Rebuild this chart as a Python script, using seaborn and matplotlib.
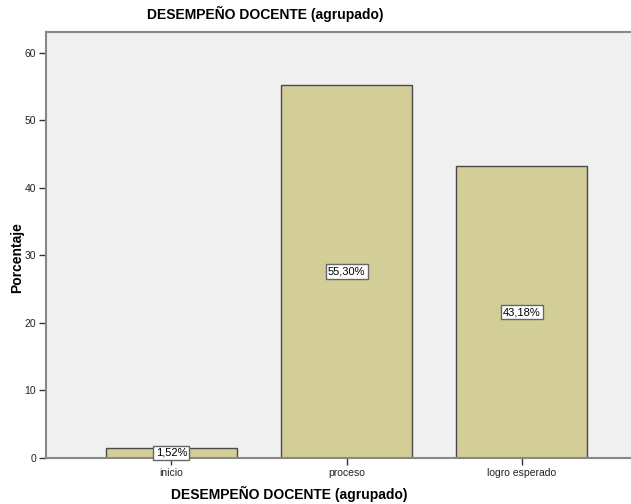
import matplotlib
matplotlib.use("Agg")
import matplotlib.pyplot as plt
import seaborn as sns
import pandas as pd

categorias = ["inicio", "proceso", "logro esperado"]
porcentajes = [1.52, 55.30, 43.18]
etiquetas = ["1,52%", "55,30%", "43,18%"]

df = pd.DataFrame({"cat": categorias, "pct": porcentajes})

sns.set_style("white")
plt.rcParams["font.family"] = ["Liberation Sans", "DejaVu Sans"]

fig = plt.figure(figsize=(6.31, 5.04), dpi=100)
ax = fig.add_axes([46 / 631, 1 - 458 / 504, 1 - 46 / 631 + 0.01, (458 - 32) / 504])
ax.set_facecolor("#f0f0f0")

sns.barplot(data=df, x="cat", y="pct", color="#d3ce97", saturation=1,
            width=0.745, edgecolor="#4a4a4a", linewidth=1.0, ax=ax)

for i, v in enumerate(porcentajes):
    ax.text(i, v / 2, etiquetas[i], ha="center", va="center", fontsize=8, color="black",
            bbox=dict(boxstyle="square,pad=0.2", fc="white", ec="#666666", lw=1))

ax.set_xlim(-0.716, 2.66)
ax.set_ylim(0, 63.1)
ax.set_yticks([0, 10, 20, 30, 40, 50, 60])
ax.tick_params(axis="both", length=5, width=1, color="#333333", labelsize=7.5,
               labelcolor="#222222", pad=2, left=True, bottom=True)

for s in ["left", "top", "bottom"]:
    ax.spines[s].set_color("#888888")
    ax.spines[s].set_linewidth(1.5)
ax.spines["right"].set_visible(False)

ax.set_xlabel("")
ax.set_ylabel("")
fig.text(265 / 631, 1 - 14 / 504, "DESEMPEÑO DOCENTE (agrupado)", ha="center", va="center",
         fontsize=10, fontweight="bold", color="black")
fig.text(289 / 631, 1 - 494 / 504, "DESEMPEÑO DOCENTE (agrupado)", ha="center", va="center",
         fontsize=10, fontweight="bold", color="black")
fig.text(17 / 631, 1 - 258 / 504, "Porcentaje", ha="center", va="center", rotation=90,
         fontsize=10, fontweight="bold", color="black")

fig.savefig("out.png", dpi=100)
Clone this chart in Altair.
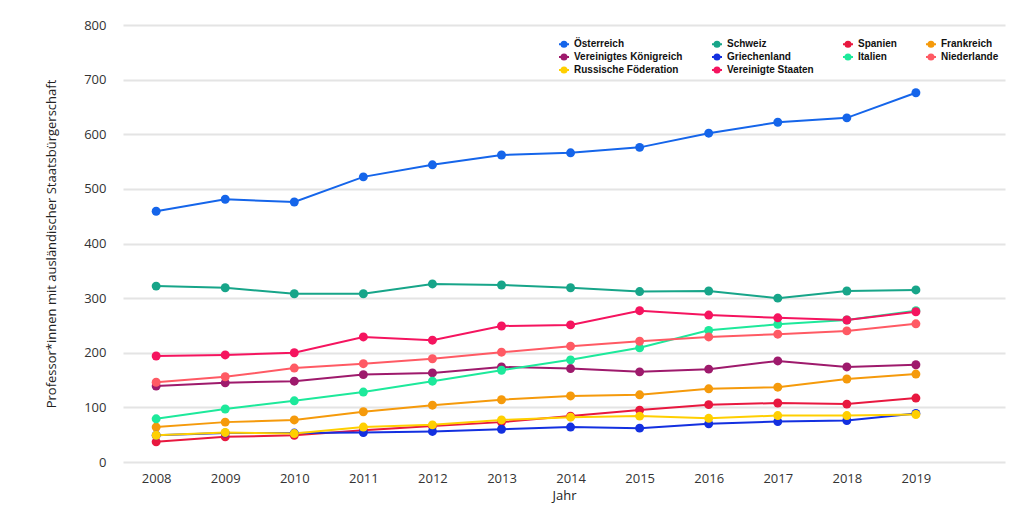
import altair as alt
import pandas as pd

years = list(range(2008, 2020))

countries = [
    "Österreich", "Schweiz", "Spanien", "Frankreich",
    "Vereinigtes Königreich", "Griechenland", "Italien", "Niederlande",
    "Russische Föderation", "Vereinigte Staaten",
]
colors = [
    "#1565ea", "#17a589", "#e8183f", "#f59a0b",
    "#9e1a6c", "#1330e0", "#1de99b", "#ff5a64",
    "#ffcf00", "#f5145f",
]

oesterreich = [459, 481, 476, 522, 544, 562, 566, 576, 602, 622, 630, 676]
schweiz = [322, 319, 308, 308, 326, 324, 319, 312, 313, 300, 313, 315]
spanien = [37, 46, 49, 58, 66, 73, 84, 95, 105, 108, 106, 117]
frankreich = [64, 73, 77, 92, 104, 114, 121, 123, 134, 137, 152, 161]
vk = [139, 145, 148, 160, 163, 174, 171, 165, 170, 185, 174, 178]
griechenland = [49, 53, 53, 54, 56, 60, 64, 62, 70, 74, 76, 89]
italien = [79, 97, 112, 128, 148, 168, 187, 209, 241, 252, 260, 277]
niederlande = [146, 156, 172, 180, 189, 201, 212, 221, 229, 234, 240, 253]
russland = [49, 54, 52, 64, 68, 77, 82, 84, 80, 85, 85, 87]
usa = [194, 196, 200, 229, 223, 249, 251, 277, 269, 264, 260, 275]

series = [oesterreich, schweiz, spanien, frankreich, vk, griechenland,
          italien, niederlande, russland, usa]

rows = []
for name, vals in zip(countries, series):
    for y, v in zip(years, vals):
        rows.append({"Jahr": y, "Land": name, "Wert": v})
df = pd.DataFrame(rows)

font = "Open Sans"

color = alt.Color(
    "Land:N",
    sort=countries,
    scale=alt.Scale(domain=countries, range=colors),
    legend=alt.Legend(
        title=None,
        orient="none",
        legendX=435,
        legendY=13,
        columns=4,
        direction="horizontal",
        values=countries,
        columnPadding=25,
        rowPadding=-6,
        labelFont="Liberation Sans",
        labelFontWeight="bold",
        labelFontSize=10,
        labelColor="#111111",
        labelLimit=200,
        symbolType="M-1,0H1M0.5,0A0.5,0.5,0,1,1,-0.5,0A0.5,0.5,0,1,1,0.5,0Z",
        symbolSize=100,
        symbolStrokeWidth=2,
        symbolOffset=0,
        labelOffset=4,
    ),
)

x = alt.X(
    "Jahr:Q",
    scale=alt.Scale(domain=[2007.52, 2020.29], nice=False, zero=False),
    axis=alt.Axis(
        values=years, format="d", title="Jahr", grid=False, domain=False,
        ticks=False, labelFont=font, labelFontSize=13, labelColor="#333333",
        labelPadding=10, titleFont=font, titleFontSize=13, titleFontWeight="normal",
        titleColor="#222222", titlePadding=4,
    ),
)
y = alt.Y(
    "Wert:Q",
    scale=alt.Scale(domain=[0, 800], nice=False),
    axis=alt.Axis(
        values=[0, 100, 200, 300, 400, 500, 600, 700, 800],
        title="Professor*innen mit ausländischer Staatsbürgerschaft",
        domain=False, ticks=False, gridColor="#e4e4e4", gridWidth=2,
        labelFont=font, labelFontSize=13, labelColor="#333333", labelPadding=17,
        titleFont=font, titleFontSize=13, titleFontWeight="normal",
        titleColor="#222222", titlePadding=25,
    ),
)

base = alt.Chart(df).encode(x=x, y=y, color=color)
lines = base.mark_line(strokeWidth=2)
points = base.mark_circle(size=80, opacity=1)

chart = alt.layer(lines, points).properties(
    width=882,
    height=437,
    autosize=alt.AutoSizeParams(type="none"),
    padding={"left": 115, "top": 17, "right": 5, "bottom": 42},
    background="white",
).configure_view(stroke=None)

chart.save("out.html", embed_options={"renderer": "svg", "actions": False})
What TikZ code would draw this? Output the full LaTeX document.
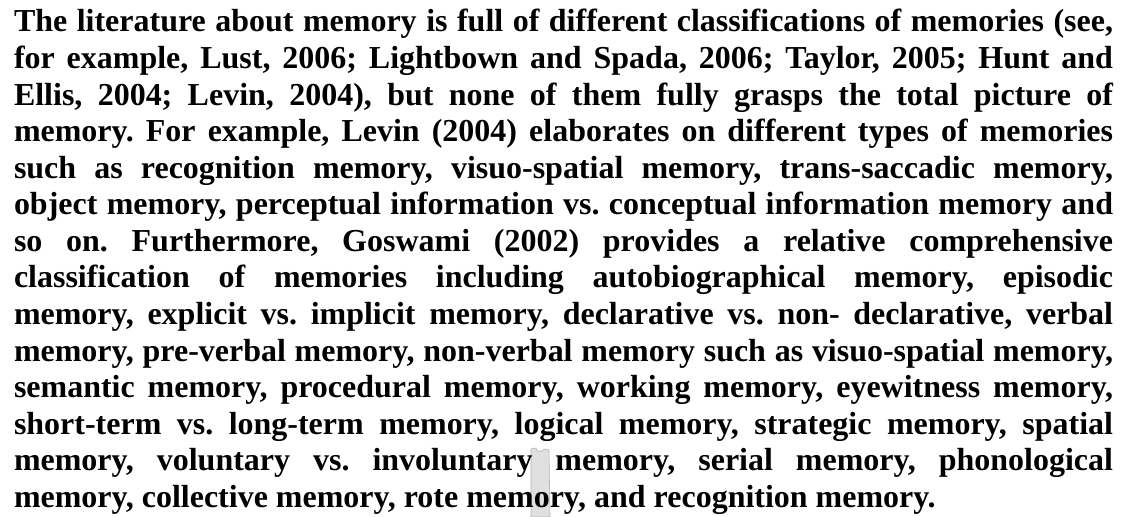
\documentclass[tikz,border=0pt]{standalone}
\usepackage{fontspec}
\setmainfont{Liberation Serif}
\tikzset{
  para/.style={inner sep=0pt, outer sep=0pt, anchor=base west, font=\bfseries\fontsize{32.1}{36.7}\selectfont},
  smudge/.style={fill=black!12, draw=black!30, line width=0.6bp}
}
\begin{document}
\begin{tikzpicture}[x=1bp,y=1bp]
\useasboundingbox (0,0) rectangle (1127,517);
\fill[white] (0,0) rectangle (1127,517);
% grey scanning strip
\path[smudge] (531,0) -- (531,68) -- (536,69) -- (537,66) -- (543,66) -- (544,68) -- (549,67) -- (550,0) -- cycle;
\node[para] (text) at (14,485) {\vtop{\hsize=1099bp \parindent=0pt \hbadness=10000 \hfuzz=50bp \tolerance=10000 \frenchspacing
\spaceskip=0.25em plus 2em minus 0.15em
The literature about memory is full of different classifications of memories (see,\linebreak
for example, Lust, 2006; Lightbown and Spada, 2006; Taylor, 2005; Hunt and\linebreak
Ellis, 2004; Levin, 2004), but none of them fully grasps the total picture of\linebreak
memory. For example, Levin (2004) elaborates on different types of memories\linebreak
such as recognition memory, visuo-spatial memory, trans-saccadic memory,\linebreak
object memory, perceptual information vs. conceptual information memory and\linebreak
so on. Furthermore, Goswami (2002) provides a relative comprehensive\linebreak
classification of memories including autobiographical memory, episodic\linebreak
memory, explicit vs. implicit memory, declarative vs. non- declarative, verbal\linebreak
memory, pre-verbal memory, non-verbal memory such as visuo-spatial memory,\linebreak
semantic memory, procedural memory, working memory, eyewitness memory,\linebreak
short-term vs. long-term memory, logical memory, strategic memory, spatial\linebreak
memory, voluntary vs. involuntary memory, serial memory, phonological\linebreak
memory, collective memory, rote memory, and recognition memory.\par}};
\end{tikzpicture}
\end{document}
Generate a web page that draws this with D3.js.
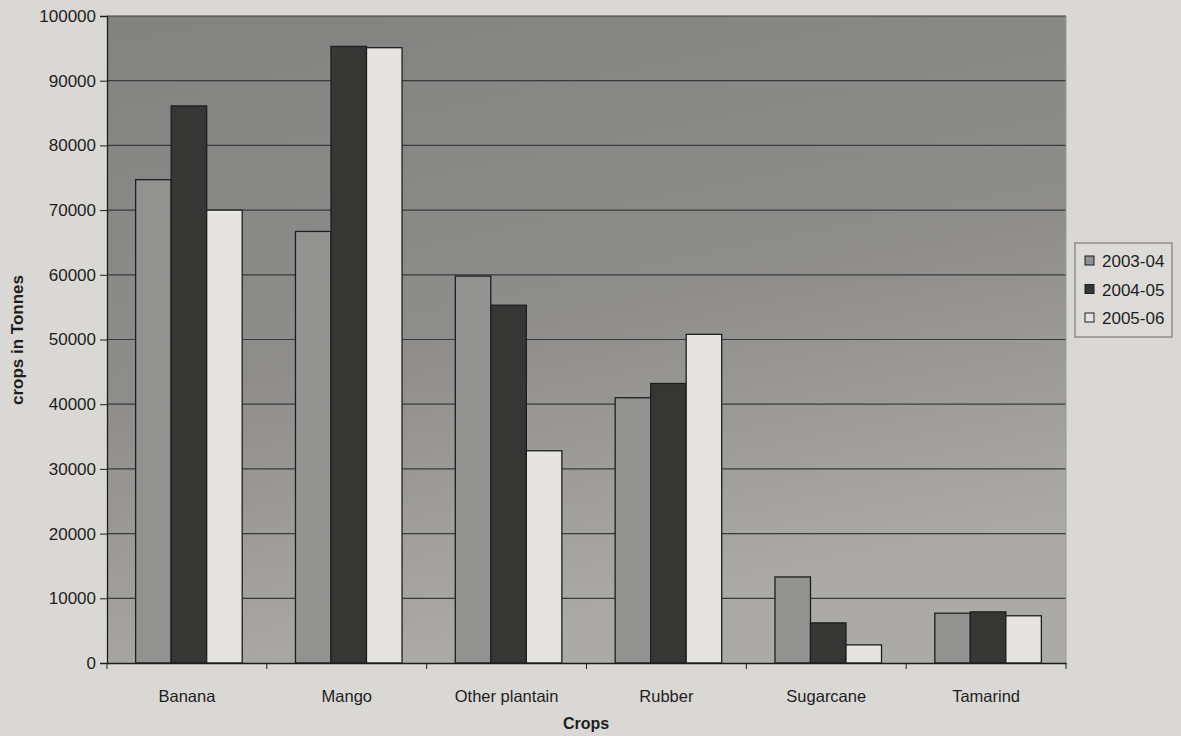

· · ·

Print the data above verbatim from the first line through the line holding "years = list(range(2008, 2020))", leaving every picture out.

Rebuild this chart as a Python script, using seaborn and matplotlib.
import matplotlib
matplotlib.use("Agg")
import matplotlib.pyplot as plt
import seaborn as sns
import pandas as pd

categorias = ["inicio", "proceso", "logro esperado"]
porcentajes = [1.52, 55.30, 43.18]
etiquetas = ["1,52%", "55,30%", "43,18%"]

df = pd.DataFrame({"cat": categorias, "pct": porcentajes})

sns.set_style("white")
plt.rcParams["font.family"] = ["Liberation Sans", "DejaVu Sans"]

fig = plt.figure(figsize=(6.31, 5.04), dpi=100)
ax = fig.add_axes([46 / 631, 1 - 458 / 504, 1 - 46 / 631 + 0.01, (458 - 32) / 504])
ax.set_facecolor("#f0f0f0")

sns.barplot(data=df, x="cat", y="pct", color="#d3ce97", saturation=1,
            width=0.745, edgecolor="#4a4a4a", linewidth=1.0, ax=ax)

for i, v in enumerate(porcentajes):
    ax.text(i, v / 2, etiquetas[i], ha="center", va="center", fontsize=8, color="black",
            bbox=dict(boxstyle="square,pad=0.2", fc="white", ec="#666666", lw=1))

ax.set_xlim(-0.716, 2.66)
ax.set_ylim(0, 63.1)
ax.set_yticks([0, 10, 20, 30, 40, 50, 60])
ax.tick_params(axis="both", length=5, width=1, color="#333333", labelsize=7.5,
               labelcolor="#222222", pad=2, left=True, bottom=True)

for s in ["left", "top", "bottom"]:
    ax.spines[s].set_color("#888888")
    ax.spines[s].set_linewidth(1.5)
ax.spines["right"].set_visible(False)

ax.set_xlabel("")
ax.set_ylabel("")
fig.text(265 / 631, 1 - 14 / 504, "DESEMPEÑO DOCENTE (agrupado)", ha="center", va="center",
         fontsize=10, fontweight="bold", color="black")
fig.text(289 / 631, 1 - 494 / 504, "DESEMPEÑO DOCENTE (agrupado)", ha="center", va="center",
         fontsize=10, fontweight="bold", color="black")
fig.text(17 / 631, 1 - 258 / 504, "Porcentaje", ha="center", va="center", rotation=90,
         fontsize=10, fontweight="bold", color="black")

fig.savefig("out.png", dpi=100)
Clone this chart in Altair.
import altair as alt
import pandas as pd

years = list(range(2008, 2020))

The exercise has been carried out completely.